Problem to solve:
Copy the data exactly as it appears, and do not include any pictures.

Data section:
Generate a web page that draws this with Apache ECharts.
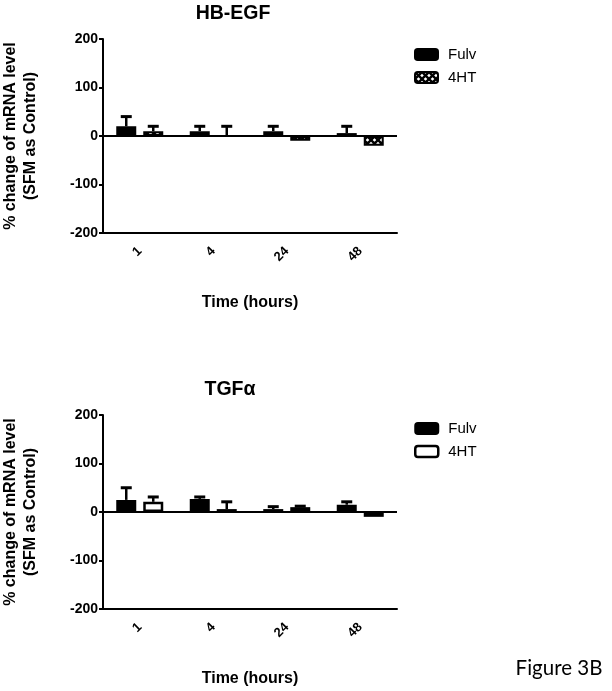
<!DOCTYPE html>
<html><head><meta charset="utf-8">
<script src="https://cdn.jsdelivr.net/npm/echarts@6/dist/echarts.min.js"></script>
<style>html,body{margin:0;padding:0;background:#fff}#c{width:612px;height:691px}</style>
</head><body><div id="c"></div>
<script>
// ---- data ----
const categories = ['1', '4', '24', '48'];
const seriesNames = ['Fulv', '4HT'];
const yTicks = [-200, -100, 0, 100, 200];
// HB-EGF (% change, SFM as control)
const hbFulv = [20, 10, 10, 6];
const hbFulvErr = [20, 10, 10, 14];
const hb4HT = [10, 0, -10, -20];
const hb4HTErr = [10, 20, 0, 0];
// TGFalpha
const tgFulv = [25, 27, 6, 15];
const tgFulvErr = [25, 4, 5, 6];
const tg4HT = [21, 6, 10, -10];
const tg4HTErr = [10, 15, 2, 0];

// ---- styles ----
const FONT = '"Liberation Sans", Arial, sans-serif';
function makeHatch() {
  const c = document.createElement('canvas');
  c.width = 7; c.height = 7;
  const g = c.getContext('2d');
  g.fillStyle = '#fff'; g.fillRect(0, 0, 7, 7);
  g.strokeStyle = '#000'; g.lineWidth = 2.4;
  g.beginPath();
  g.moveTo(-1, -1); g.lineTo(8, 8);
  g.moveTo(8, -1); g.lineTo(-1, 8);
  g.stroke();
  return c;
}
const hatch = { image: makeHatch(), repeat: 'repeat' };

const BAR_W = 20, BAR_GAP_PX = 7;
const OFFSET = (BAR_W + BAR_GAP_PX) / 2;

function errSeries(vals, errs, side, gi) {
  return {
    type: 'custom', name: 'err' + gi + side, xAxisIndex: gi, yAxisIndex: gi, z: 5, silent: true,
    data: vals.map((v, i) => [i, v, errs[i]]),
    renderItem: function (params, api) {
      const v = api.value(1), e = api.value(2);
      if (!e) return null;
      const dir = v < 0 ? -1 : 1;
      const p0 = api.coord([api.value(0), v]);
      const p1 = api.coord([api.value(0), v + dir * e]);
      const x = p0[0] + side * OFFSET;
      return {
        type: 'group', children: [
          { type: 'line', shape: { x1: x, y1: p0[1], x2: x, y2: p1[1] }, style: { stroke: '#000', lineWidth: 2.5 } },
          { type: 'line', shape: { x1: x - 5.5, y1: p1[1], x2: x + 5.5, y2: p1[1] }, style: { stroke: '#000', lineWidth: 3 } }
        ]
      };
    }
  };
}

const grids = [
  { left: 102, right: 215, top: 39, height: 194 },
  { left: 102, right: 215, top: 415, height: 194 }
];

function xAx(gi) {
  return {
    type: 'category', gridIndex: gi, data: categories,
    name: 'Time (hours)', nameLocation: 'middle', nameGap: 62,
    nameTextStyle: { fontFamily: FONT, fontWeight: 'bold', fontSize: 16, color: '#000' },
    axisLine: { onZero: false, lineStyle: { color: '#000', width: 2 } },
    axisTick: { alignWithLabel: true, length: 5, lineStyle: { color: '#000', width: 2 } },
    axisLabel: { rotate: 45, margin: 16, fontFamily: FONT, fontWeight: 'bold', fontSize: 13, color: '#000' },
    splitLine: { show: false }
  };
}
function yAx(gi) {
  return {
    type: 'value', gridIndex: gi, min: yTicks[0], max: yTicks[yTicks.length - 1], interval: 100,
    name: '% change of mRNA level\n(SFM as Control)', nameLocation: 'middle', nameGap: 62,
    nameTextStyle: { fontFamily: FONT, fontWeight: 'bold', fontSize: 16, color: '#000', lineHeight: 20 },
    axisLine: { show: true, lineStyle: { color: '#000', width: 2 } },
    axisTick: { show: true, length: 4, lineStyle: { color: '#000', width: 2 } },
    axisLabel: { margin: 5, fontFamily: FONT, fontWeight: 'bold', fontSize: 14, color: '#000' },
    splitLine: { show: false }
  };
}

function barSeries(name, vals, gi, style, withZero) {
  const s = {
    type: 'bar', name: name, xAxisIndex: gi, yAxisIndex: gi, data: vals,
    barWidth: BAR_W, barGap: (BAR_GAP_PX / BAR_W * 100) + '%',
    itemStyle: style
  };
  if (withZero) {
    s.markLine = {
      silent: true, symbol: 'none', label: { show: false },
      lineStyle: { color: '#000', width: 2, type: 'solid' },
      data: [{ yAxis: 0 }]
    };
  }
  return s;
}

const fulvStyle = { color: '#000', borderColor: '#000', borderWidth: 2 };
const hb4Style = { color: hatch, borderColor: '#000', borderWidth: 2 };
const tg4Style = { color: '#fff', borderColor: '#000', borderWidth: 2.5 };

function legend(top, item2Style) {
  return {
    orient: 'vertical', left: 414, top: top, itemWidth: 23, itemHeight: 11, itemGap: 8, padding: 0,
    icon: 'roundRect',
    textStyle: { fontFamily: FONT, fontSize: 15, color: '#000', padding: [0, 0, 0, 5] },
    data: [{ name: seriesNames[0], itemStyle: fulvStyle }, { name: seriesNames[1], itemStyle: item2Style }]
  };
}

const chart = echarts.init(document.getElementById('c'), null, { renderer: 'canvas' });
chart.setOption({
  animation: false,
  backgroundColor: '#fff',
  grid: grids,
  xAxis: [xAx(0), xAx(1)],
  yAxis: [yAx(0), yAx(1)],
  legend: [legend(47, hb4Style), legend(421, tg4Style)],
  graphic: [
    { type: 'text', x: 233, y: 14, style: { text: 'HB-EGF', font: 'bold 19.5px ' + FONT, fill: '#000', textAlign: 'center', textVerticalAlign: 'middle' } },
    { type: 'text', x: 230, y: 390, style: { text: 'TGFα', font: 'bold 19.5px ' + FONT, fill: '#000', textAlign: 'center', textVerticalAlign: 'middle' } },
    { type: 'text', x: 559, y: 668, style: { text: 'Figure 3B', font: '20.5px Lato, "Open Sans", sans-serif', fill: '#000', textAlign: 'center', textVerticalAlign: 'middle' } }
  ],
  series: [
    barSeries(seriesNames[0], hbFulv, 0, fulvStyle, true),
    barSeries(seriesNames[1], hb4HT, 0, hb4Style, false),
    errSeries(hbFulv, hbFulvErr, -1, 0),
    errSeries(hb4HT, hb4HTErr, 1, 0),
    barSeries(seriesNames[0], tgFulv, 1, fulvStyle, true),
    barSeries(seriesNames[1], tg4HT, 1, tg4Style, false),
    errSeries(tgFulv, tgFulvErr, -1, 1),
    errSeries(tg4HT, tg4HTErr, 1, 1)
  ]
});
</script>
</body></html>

Task output:
Generate a web page that draws this with Apache ECharts.
<!DOCTYPE html>
<html><head><meta charset="utf-8">
<script src="https://cdn.jsdelivr.net/npm/echarts@6/dist/echarts.min.js"></script>
<style>html,body{margin:0;padding:0;background:#fff}#c{width:612px;height:691px}</style>
</head><body><div id="c"></div>
<script>
// ---- data ----
const categories = ['1', '4', '24', '48'];
const seriesNames = ['Fulv', '4HT'];
const yTicks = [-200, -100, 0, 100, 200];
// HB-EGF (% change, SFM as control)
const hbFulv = [20, 10, 10, 6];
const hbFulvErr = [20, 10, 10, 14];
const hb4HT = [10, 0, -10, -20];
const hb4HTErr = [10, 20, 0, 0];
// TGFalpha
const tgFulv = [25, 27, 6, 15];
const tgFulvErr = [25, 4, 5, 6];
const tg4HT = [21, 6, 10, -10];
const tg4HTErr = [10, 15, 2, 0];

// ---- styles ----
const FONT = '"Liberation Sans", Arial, sans-serif';
function makeHatch() {
  const c = document.createElement('canvas');
  c.width = 7; c.height = 7;
  const g = c.getContext('2d');
  g.fillStyle = '#fff'; g.fillRect(0, 0, 7, 7);
  g.strokeStyle = '#000'; g.lineWidth = 2.4;
  g.beginPath();
  g.moveTo(-1, -1); g.lineTo(8, 8);
  g.moveTo(8, -1); g.lineTo(-1, 8);
  g.stroke();
  return c;
}
const hatch = { image: makeHatch(), repeat: 'repeat' };

const BAR_W = 20, BAR_GAP_PX = 7;
const OFFSET = (BAR_W + BAR_GAP_PX) / 2;

function errSeries(vals, errs, side, gi) {
  return {
    type: 'custom', name: 'err' + gi + side, xAxisIndex: gi, yAxisIndex: gi, z: 5, silent: true,
    data: vals.map((v, i) => [i, v, errs[i]]),
    renderItem: function (params, api) {
      const v = api.value(1), e = api.value(2);
      if (!e) return null;
      const dir = v < 0 ? -1 : 1;
      const p0 = api.coord([api.value(0), v]);
      const p1 = api.coord([api.value(0), v + dir * e]);
      const x = p0[0] + side * OFFSET;
      return {
        type: 'group', children: [
          { type: 'line', shape: { x1: x, y1: p0[1], x2: x, y2: p1[1] }, style: { stroke: '#000', lineWidth: 2.5 } },
          { type: 'line', shape: { x1: x - 5.5, y1: p1[1], x2: x + 5.5, y2: p1[1] }, style: { stroke: '#000', lineWidth: 3 } }
        ]
      };
    }
  };
}

const grids = [
  { left: 102, right: 215, top: 39, height: 194 },
  { left: 102, right: 215, top: 415, height: 194 }
];

function xAx(gi) {
  return {
    type: 'category', gridIndex: gi, data: categories,
    name: 'Time (hours)', nameLocation: 'middle', nameGap: 62,
    nameTextStyle: { fontFamily: FONT, fontWeight: 'bold', fontSize: 16, color: '#000' },
    axisLine: { onZero: false, lineStyle: { color: '#000', width: 2 } },
    axisTick: { alignWithLabel: true, length: 5, lineStyle: { color: '#000', width: 2 } },
    axisLabel: { rotate: 45, margin: 16, fontFamily: FONT, fontWeight: 'bold', fontSize: 13, color: '#000' },
    splitLine: { show: false }
  };
}
function yAx(gi) {
  return {
    type: 'value', gridIndex: gi, min: yTicks[0], max: yTicks[yTicks.length - 1], interval: 100,
    name: '% change of mRNA level\n(SFM as Control)', nameLocation: 'middle', nameGap: 62,
    nameTextStyle: { fontFamily: FONT, fontWeight: 'bold', fontSize: 16, color: '#000', lineHeight: 20 },
    axisLine: { show: true, lineStyle: { color: '#000', width: 2 } },
    axisTick: { show: true, length: 4, lineStyle: { color: '#000', width: 2 } },
    axisLabel: { margin: 5, fontFamily: FONT, fontWeight: 'bold', fontSize: 14, color: '#000' },
    splitLine: { show: false }
  };
}

function barSeries(name, vals, gi, style, withZero) {
  const s = {
    type: 'bar', name: name, xAxisIndex: gi, yAxisIndex: gi, data: vals,
    barWidth: BAR_W, barGap: (BAR_GAP_PX / BAR_W * 100) + '%',
    itemStyle: style
  };
  if (withZero) {
    s.markLine = {
      silent: true, symbol: 'none', label: { show: false },
      lineStyle: { color: '#000', width: 2, type: 'solid' },
      data: [{ yAxis: 0 }]
    };
  }
  return s;
}

const fulvStyle = { color: '#000', borderColor: '#000', borderWidth: 2 };
const hb4Style = { color: hatch, borderColor: '#000', borderWidth: 2 };
const tg4Style = { color: '#fff', borderColor: '#000', borderWidth: 2.5 };

function legend(top, item2Style) {
  return {
    orient: 'vertical', left: 414, top: top, itemWidth: 23, itemHeight: 11, itemGap: 8, padding: 0,
    icon: 'roundRect',
    textStyle: { fontFamily: FONT, fontSize: 15, color: '#000', padding: [0, 0, 0, 5] },
    data: [{ name: seriesNames[0], itemStyle: fulvStyle }, { name: seriesNames[1], itemStyle: item2Style }]
  };
}

const chart = echarts.init(document.getElementById('c'), null, { renderer: 'canvas' });
chart.setOption({
  animation: false,
  backgroundColor: '#fff',
  grid: grids,
  xAxis: [xAx(0), xAx(1)],
  yAxis: [yAx(0), yAx(1)],
  legend: [legend(47, hb4Style), legend(421, tg4Style)],
  graphic: [
    { type: 'text', x: 233, y: 14, style: { text: 'HB-EGF', font: 'bold 19.5px ' + FONT, fill: '#000', textAlign: 'center', textVerticalAlign: 'middle' } },
    { type: 'text', x: 230, y: 390, style: { text: 'TGFα', font: 'bold 19.5px ' + FONT, fill: '#000', textAlign: 'center', textVerticalAlign: 'middle' } },
    { type: 'text', x: 559, y: 668, style: { text: 'Figure 3B', font: '20.5px Lato, "Open Sans", sans-serif', fill: '#000', textAlign: 'center', textVerticalAlign: 'middle' } }
  ],
  series: [
    barSeries(seriesNames[0], hbFulv, 0, fulvStyle, true),
    barSeries(seriesNames[1], hb4HT, 0, hb4Style, false),
    errSeries(hbFulv, hbFulvErr, -1, 0),
    errSeries(hb4HT, hb4HTErr, 1, 0),
    barSeries(seriesNames[0], tgFulv, 1, fulvStyle, true),
    barSeries(seriesNames[1], tg4HT, 1, tg4Style, false),
    errSeries(tgFulv, tgFulvErr, -1, 1),
    errSeries(tg4HT, tg4HTErr, 1, 1)
  ]
});
</script>
</body></html>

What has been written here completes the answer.